Vuelvo, como cada tanto, a la Rayuela, no sé si sea este loco afán mío de estarme torturando con los amores imposibles de otros, tan parecidos a veces a los míos.
Volver a parafrasear, a citar a Horacio, admirarlo en la grandeza de su elocuencia, de su discurso, siempre tan sabio, siempre tan grande, siempre tan inteligente, tan preciso, tan tajante... o esconderme en los pliegues de la falda metafísica de la Maga, ser un poco Lucía, a veces un poco Rocamadour... y despertar, una mañana cualquiera, con la seguridad de que no soy ni Horacio ni Maga, mucho menos Rocamadour, tal vez me pueda parecer un poco a Berthe Trépat tocando el piano, la prémier audition, de una sinfonía que me he inventado con retazos de otras piezas, de otras obras más grandes, siempre bien valuadas... y desear que no termine nunca esta función temiendo que al final no contaré, ni siquiera contar con la presencia forzada de Horacio, dando grandes palmadas, ovacionando algo que nadie comprendió y acompañándome por calles conocidas hasta mi casa, intentando hacerme sentir bien, consolándome, sin proponer, sin prometer absolutamente nada.
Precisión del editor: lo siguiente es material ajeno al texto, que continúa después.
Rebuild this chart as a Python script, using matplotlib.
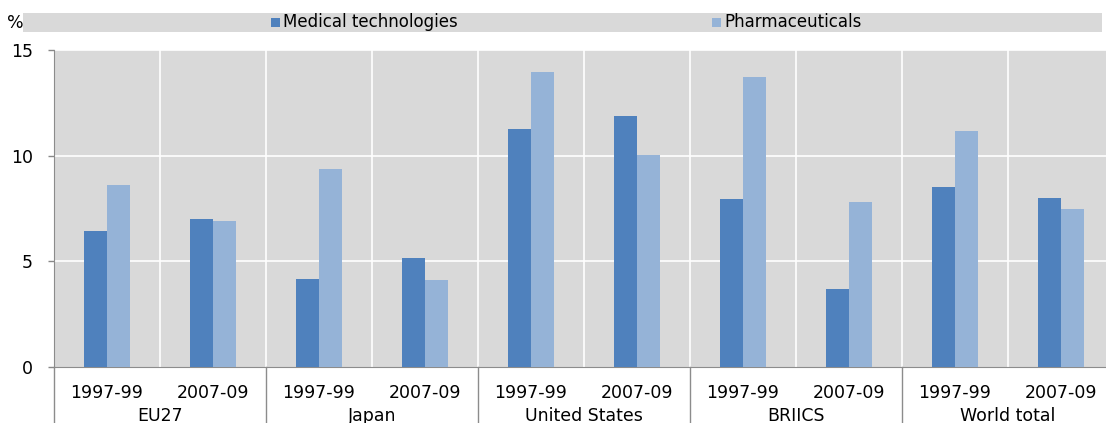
import numpy as np
import matplotlib
matplotlib.use("Agg")
import matplotlib.pyplot as plt
from matplotlib.patches import Rectangle
import matplotlib.transforms as mtransforms

# data
groups = ["EU27", "Japan", "United States", "BRIICS", "World total"]
periods = ["1997-99", "2007-09"]
medical_tech = [6.44, 7.0, 4.16, 5.16, 11.26, 11.88, 7.95, 3.69, 8.52, 8.0]
pharma = [8.59, 6.9, 9.37, 4.12, 13.96, 10.03, 13.72, 7.81, 11.17, 7.48]
series_names = ["Medical technologies", "Pharmaceuticals"]

# the reference text is wide, so DejaVu Sans fits it better than Arial metrics
plt.rcParams["font.family"] = ["DejaVu Sans"]
fs = 12.5

W, H = 1106, 423
fig = plt.figure(figsize=(W / 100, H / 100), dpi=100)

# plot area in pixels: x 54..1106, y 50..367
left, right, top, bottom = 54, 1106, 50, 367
ax = fig.add_axes([left / W, 1 - bottom / H, (right - left) / W, (bottom - top) / H])
ax.set_facecolor("#D9D9D9")

n = len(medical_tech)
x = np.arange(n)
bw = 0.217
c_med = "#4F81BD"
c_pha = "#95B3D7"
ax.bar(x - bw / 2, medical_tech, bw, color=c_med, zorder=3)
ax.bar(x + bw / 2, pharma, bw, color=c_pha, zorder=3)

# category width is 106 px; the right edge is cut by the image border
ax.set_xlim(-0.5, n - 0.5 - 8 / 106)
ax.set_ylim(0, 15)

ax.set_yticks([0, 5, 10, 15])
ax.set_yticklabels(["0", "5", "10", "15"], fontsize=fs)
ax.tick_params(axis="y", length=4, width=1, color="#888888", pad=11)

for yv in [5, 10, 15]:
    ax.axhline(yv, color="white", lw=1.2, zorder=1)
for xb in np.arange(0.5, n - 0.5, 1.0):
    ax.axvline(xb, color="white", lw=1.2, zorder=1)

for s in ["top", "right"]:
    ax.spines[s].set_visible(False)
ax.spines["left"].set_color("#8C8C8C")
ax.spines["bottom"].set_color("#8C8C8C")
ax.spines["left"].set_zorder(4)

ax.set_xticks(x)
ax.set_xticklabels([periods[i % 2] for i in range(n)], fontsize=fs)
ax.tick_params(axis="x", length=0, pad=12)

# group labels and separators below the axis
trans = mtransforms.blended_transform_factory(ax.transData, ax.transAxes)
axh = bottom - top
for gi, g in enumerate(groups):
    ax.text(2 * gi + 0.5, -(416 - bottom) / axh, g, transform=trans,
            ha="center", va="center", fontsize=fs)
for xb in np.arange(-0.5, n, 2.0):
    ax.plot([xb, xb], [0, -(H - bottom) / axh], transform=trans,
            color="#8C8C8C", lw=1, clip_on=False)

# legend band
fig.patches.append(Rectangle((23 / W, 1 - 32 / H), (1102 - 23) / W, 19 / H,
                             transform=fig.transFigure, facecolor="#D9D9D9",
                             edgecolor="none"))
fig.text(15 / W, 1 - 23 / H, "%", fontsize=fs, ha="center", va="center")
for name, col, px in zip(series_names, [c_med, c_pha], [271, 712]):
    fig.patches.append(Rectangle((px / W, 1 - 27 / H), 9 / W, 9 / H,
                                 transform=fig.transFigure, facecolor=col,
                                 edgecolor="none"))
    fig.text((px + 12) / W, 1 - 22 / H, name, fontsize=12, ha="left", va="center")

fig.savefig("out.png", dpi=100)
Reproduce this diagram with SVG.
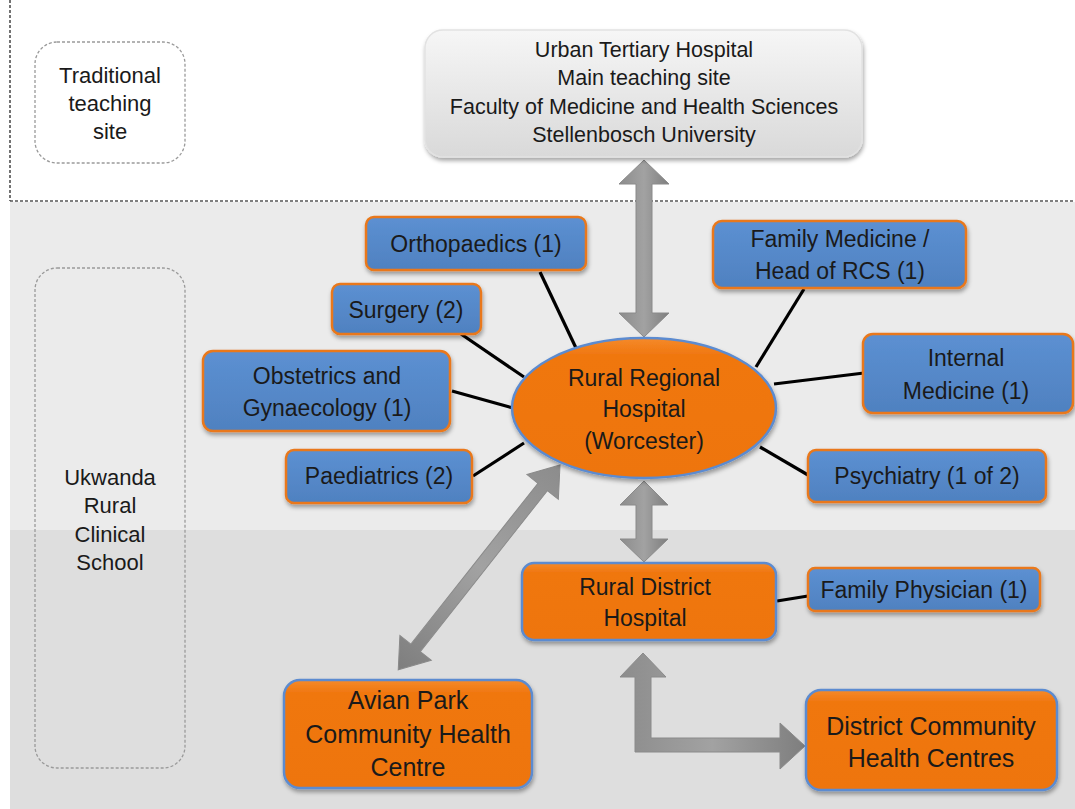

Y no comprender. Y no sentir compasión por la Trépat y no permitirme la conmiseración personal. Seguir en mi monorriel de acero y limadura, de pelota y pared...
Luego, cierro de golpe el libro. Pienso en todo lo que tengo, por lo que vivo, por lo que estoy y hablo. Me río de mi misma, me dejo de burradas y salgo como diría mi buen amigo Cheselin: "siempre sonriente al desastre más bello".